How do i implement heapSort on my heap?

Okay so this is one of my last assignments and of course this is creating the most stress for me but the only thing keeping me from turning this assignment in is being able to apply heapsort on the Heap that the user inputs their own integer values into an array list which is displayed and here is the code for that:
The heap propgram works fine but the Heapsort doesn't work or i can't use it or make a call for it in the HeapApp class
import java.lang.reflect.Array;
import java.util.ArrayList;
import java.util.NoSuchElementException;
import java.util.Scanner;
/**
*/
public class Heap<T extends Comparable<T>> {
private ArrayList<T> items;
public Heap() {
items = new ArrayList<T>();
}
private void siftUp() {
int k = items.size() - 1;
while (k > 0) {
int p = (k-1)/2;
T item = items.get(k);
T parent = items.get(p);
if (item.compareTo(parent) > 0) {
// swap
items.set(k, parent);
items.set(p, item);
// move up one level
k = p;
} else {
break;
}
}
}
public void insert(T item) {
items.add(item);
siftUp();
}
private void siftDown() {
int k = 0;
int l = 2*k+1;
while (l < items.size()) {
int max=l, r=l+1;
if (r < items.size()) { // there is a right child
if (items.get(r).compareTo(items.get(l)) > 0) {
max++;
}
}
if (items.get(k).compareTo(items.get(max)) < 0) {
// switch
T temp = items.get(k);
items.set(k, items.get(max));
items.set(max, temp);
k = max;
l = 2*k+1;
} else {
break;
}
}
}
public T delete()
throws NoSuchElementException {
if (items.size() == 0) {
throw new NoSuchElementException();
}
if (items.size() == 1) {
return items.remove(0);
}
T hold = items.get(0);
items.set(0, items.remove(items.size()-1));
siftDown();
return hold;
}
public int size() {
return items.size();
}
public boolean isEmpty() {
return items.isEmpty();
}
public String toString() {
return items.toString();
}
//----------------------------------------------------------------------------------------------------------------------------------------
public class Heapsort<T extends Comparable<T>> {
/**
* Sort the array a[0..n-1] by the heapsort algorithm.
*
* #param a the array to be sorted
* #param n the number of elements of a that have valid values
*/
public void sort(T[] a, int n) {
heapsort(a, n - 1);
}
/**
* Sort the ArrayList list by the heapsort algorithm.
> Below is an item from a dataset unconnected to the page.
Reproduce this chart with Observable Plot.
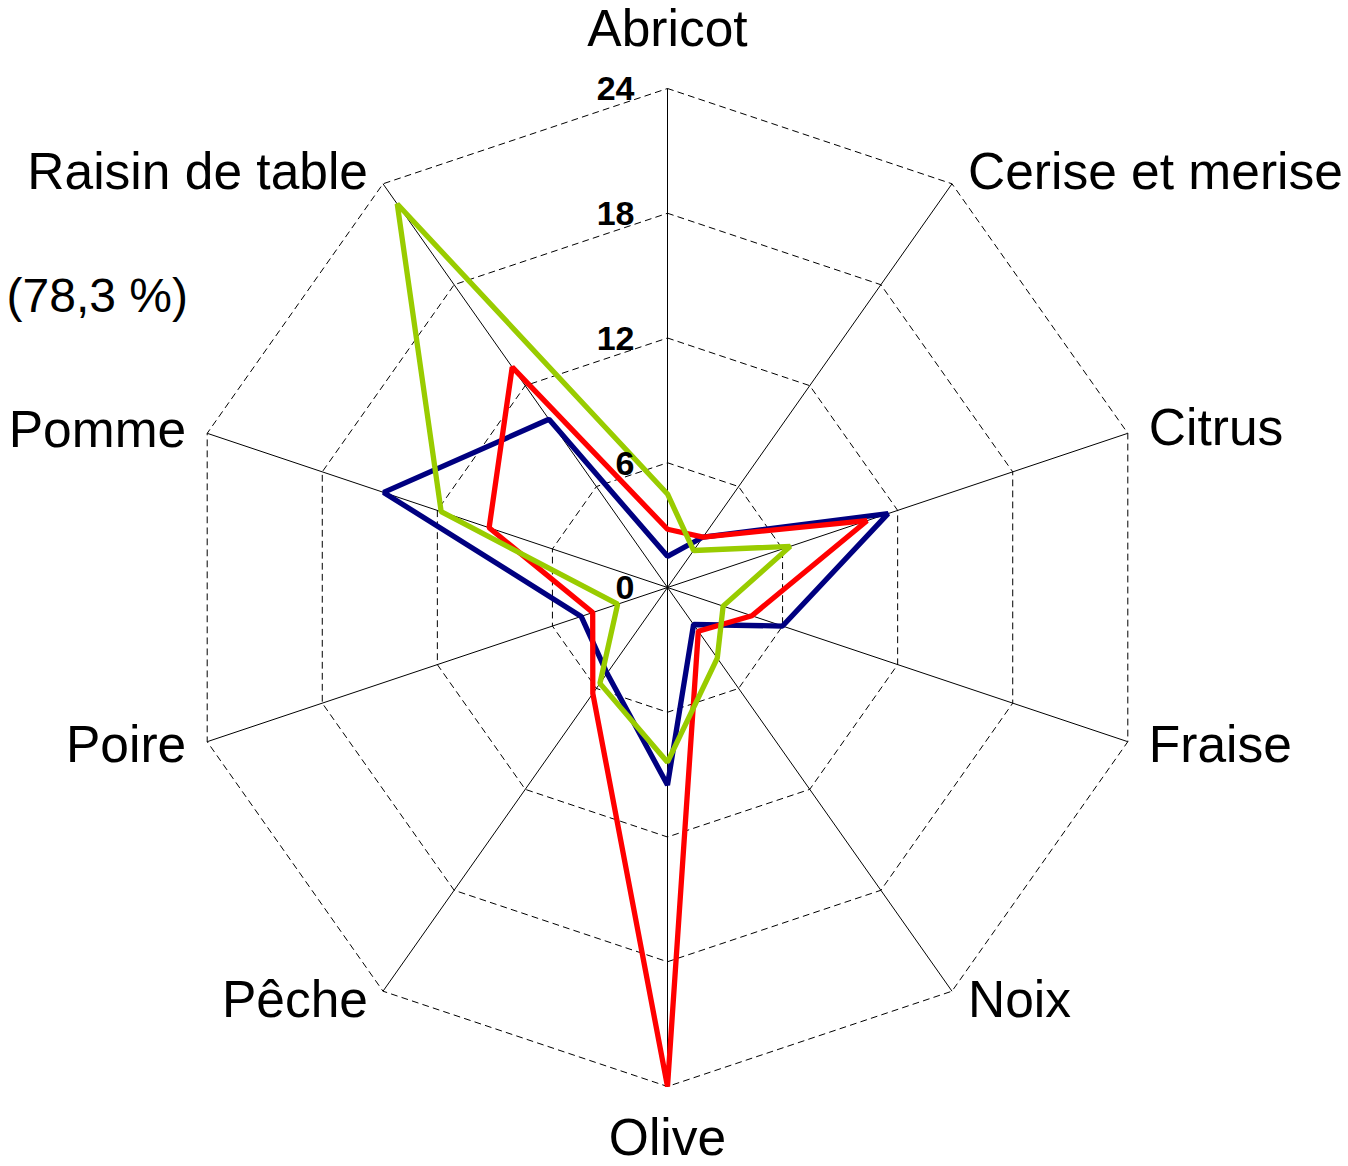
<!DOCTYPE html>
<html><head><meta charset="utf-8">
<script src="https://cdn.jsdelivr.net/npm/d3@7"></script>
<script src="https://cdn.jsdelivr.net/npm/@observablehq/plot@0.6"></script>
<style>body{margin:0;background:#fff;}</style>
</head><body><div id="chart"></div>
<script>
// ---- data ----
const categories = ["Abricot","Cerise et merise","Citrus","Fraise","Noix","Olive","Pêche","Poire","Pomme","Raisin de table"];
const seriesBlue  = [1.5, 3.0, 11.5, 6.0, 2.2, 9.5, 5.1, 4.5, 14.8, 10.0];
const seriesRed   = [2.8, 3.0, 10.4, 4.4, 2.6, 24.0, 6.3, 3.9, 9.3, 13.1];
const seriesGreen = [4.5, 2.2, 6.4, 2.9, 4.2, 8.4, 5.7, 2.6, 11.8, 22.8];
const seriesNames = ["Série 1", "Série 2", "Série 3"];
const tickValues = [0, 6, 12, 18, 24];
const note = "(78,3 %)";

// ---- layout / style (kept apart from data) ----
const seriesColors = ["#000080", "#FF0000", "#99CC00"];
const labelLayout = [
  {dx: 0,   dy: -59, anchor: "middle"},
  {dx: 16,  dy: -11, anchor: "start"},
  {dx: 21,  dy: -5,  anchor: "start"},
  {dx: 21,  dy: 4,   anchor: "start"},
  {dx: 16,  dy: 9,   anchor: "start"},
  {dx: 0,   dy: 52,  anchor: "middle"},
  {dx: -15, dy: 9,   anchor: "end"},
  {dx: -21, dy: 4,   anchor: "end"},
  {dx: -21, dy: -3,  anchor: "end"},
  {dx: -15, dy: -11, anchor: "end"}
];

const n = categories.length;
const maxV = d3.max(tickValues);
const ang = i => (i * 2 * Math.PI) / n;
const px = (v, i) => v * Math.sin(ang(i));
const py = (v, i) => v * Math.cos(ang(i));

const gridData = tickValues.filter(t => t > 0).flatMap(t =>
  categories.map((c, i) => ({level: t, x: px(t, i), y: py(t, i)})));
const spokes = categories.map((c, i) => ({x1: 0, y1: 0, x2: px(maxV, i), y2: py(maxV, i)}));
const seriesValues = [seriesBlue, seriesRed, seriesGreen];
const seriesData = seriesValues.flatMap((vals, s) =>
  vals.map((v, i) => ({series: seriesNames[s], x: px(v, i), y: py(v, i)})));
const ticks = tickValues.map(t => ({t, x: 0, y: t}));

const font = "'Liberation Sans', Arial, Helvetica, sans-serif";

const marks = [
  Plot.line(gridData, {x: "x", y: "y", z: "level", curve: "linear-closed",
    stroke: "#000", strokeWidth: 1, strokeDasharray: "6,5"}),
  Plot.link(spokes, {x1: "x1", y1: "y1", x2: "x2", y2: "y2", stroke: "#000", strokeWidth: 1}),
  ...seriesNames.map((name, s) =>
    Plot.line(seriesData.filter(d => d.series === name), {x: "x", y: "y", curve: "linear-closed",
      stroke: seriesColors[s], strokeWidth: 5.3, strokeLinejoin: "miter"})),
  Plot.text(ticks, {x: "x", y: "y", text: d => String(d.t), dx: -33, dy: 1,
    textAnchor: "end", fontWeight: "bold", fontSize: 34, fill: "#000"}),
  ...categories.map((c, i) => Plot.text([{c, x: px(maxV, i), y: py(maxV, i)}], {
    x: "x", y: "y", text: "c", dx: labelLayout[i].dx, dy: labelLayout[i].dy,
    textAnchor: labelLayout[i].anchor, fontSize: 51.5, fill: "#000"})),
  Plot.text([note], {frameAnchor: "top-left", text: d => d, dx: 6, dy: 296,
    textAnchor: "start", lineAnchor: "middle", fontSize: 48, fill: "#000"})
];

const chart = Plot.plot({
  width: 1348, height: 1166, margin: 0,
  x: {domain: [-maxV, maxV], range: [183, 1151], axis: null},
  y: {domain: [-maxV, maxV], range: [1086, 88], axis: null},
  style: {fontFamily: font, background: "#fff", overflow: "visible"},
  marks
});
document.getElementById("chart").appendChild(chart);
</script>
</body></html>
* Works by converting the ArrayList to an array, sorting the
* array, and converting the result back to the ArrayList.
*
* #param list the ArrayList to be sorted
*/
public void sort(ArrayList<T> items) {
// Convert list to an array.
#SuppressWarnings("unchecked")
T[] a = (T[]) items.toArray((T[]) Array.newInstance(items.get(0).getClass(), items.size()));
sort(a, items.size()); // sort the array
// Copy the sorted array elements back into the list.
for (int i = 0; i < a.length; i++)
items.set(i, a[i]);
}
/**
* Sort the array a[0..lastLeaf] by the heapsort algorithm.
*
* #param items the array holding the heap
* #param lastLeaf the position of the last leaf in the array
*/
private void heapsort(T[] items, int lastLeaf) {
// First, turn the array a[0..lastLeaf] into a max-heap.
buildMaxHeap(items, lastLeaf);
// Once the array is a max-heap, repeatedly swap the root
// with the last leaf, putting the largest remaining element
// in the last leaf's position, declare this last leaf to no
// longer be in the heap, and then fix up the heap.
while (lastLeaf > 0) {
swap(items, 0, lastLeaf); // swap the root with the last leaf
lastLeaf--; // the last leaf is no longer in the heap
maxHeapify(items, 0, lastLeaf); // fix up what's left
}
}
/**
* Restore the max-heap property. When this method is called, the max-heap
* property holds everywhere, except possibly at node i and its children. When
* this method returns, the max-heap property holds everywhere.
*
* #param items the array holding the heap
* #param i index of the node that might violate the max-heap property
* #param lastLeaf the position of the last leaf in the array
*/
private void maxHeapify(T[] items, int i, int lastLeaf) {
int left = leftChild(i); // index of node i's left child
int right = rightChild(i); // index of node i's right child
int largest; // will hold the index of the node with the largest element
// among node i, left, and right
// Is there a left child and, if so, does the left child have an
// element larger than node i?
if (left <= lastLeaf && items[left].compareTo(items[i]) > 0)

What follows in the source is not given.